In the fourth shot, there is a notable change of the camera's position. After filming from about a hundred meters above the road in the second shot, and staying far behind the car in the third shot, the camera now suddenly descends and catches up with the car. It almost touches down on the mountain road behind it, but instead moves extremely close to the car, and continues over the cliff. The camera calls more attention to itself then it has in any of the previous shots, and thus suddenly changes from an almost neutral observer to an independent character in the film. Jack Torrance is being watched - by something that seems to be above and beyond his own awareness… something that knows where he is going. Either because this "something" has the gift of foresight, or because what Jack Torrance is about to do, is something he has done many times before. (As we later discover, foresight is one the meanings of the word "shining".) He is entering a maze, from which death inevitably becomes his sole escape, and as later suggested, he has probably done so before. This is a story of ghosts, and that fact is visually supported throughout the film. From the very first shot, the film is weightless, the camera flying through the air, as the steady-cam camera later "flies" through the endless hallways of the hotel, always right behind Danny and his tricycle.

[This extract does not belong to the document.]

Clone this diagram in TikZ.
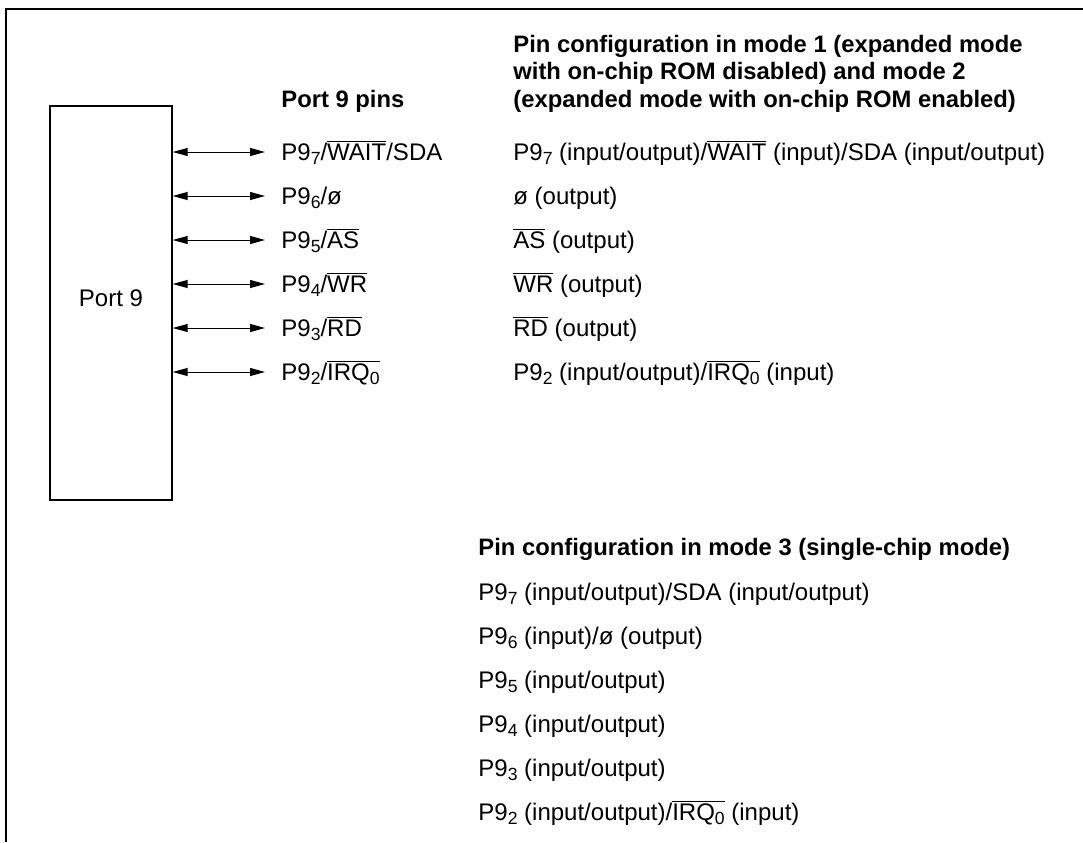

The final shot of the film has the camera moving slowly toward a wall covered with pictures, and stops on an old black and white photo, dated July 4, 1921. In the middle of a crowd, is Jack Torrance, appearing to be the same age as when the movie takes place, around 1980. This eerie ending connects not only with the start, but also with a line spoken earlier in the film by the ghost of Delbert Grady, whom Jack presumes to be the former caretaker. Grady corrects him, saying "…but you're the caretaker, you've always been the caretaker. I should know; I've always been here".

Kubrick uses the mazes in the movie as an allegory of the story's structure and the state of mind into which Jack Torrance is slowly drifting. The yellow car of the opening shots is being drawn closer to the magnet of evil, and to a predestined fate. Kubrick has done as Wilder did in Sunset Boulevard, and embodied the film's story in the opening shots.




1 Andrew Sarris in Sunset Boulevard: A Look Back, a 25 min. short that is also known as The Making of "Sunset Boulevard." Paramount Pictures, 2002.

2 Mario Puzo, The Godfather (Mandarin Books, 1991), p. 12.

3 Michael Ondaatje, The Conversations (Knopf, 2002), p. 259.

4 Peter Cowie, The Godfather Book (Faber & Faber, 1997), p. 54.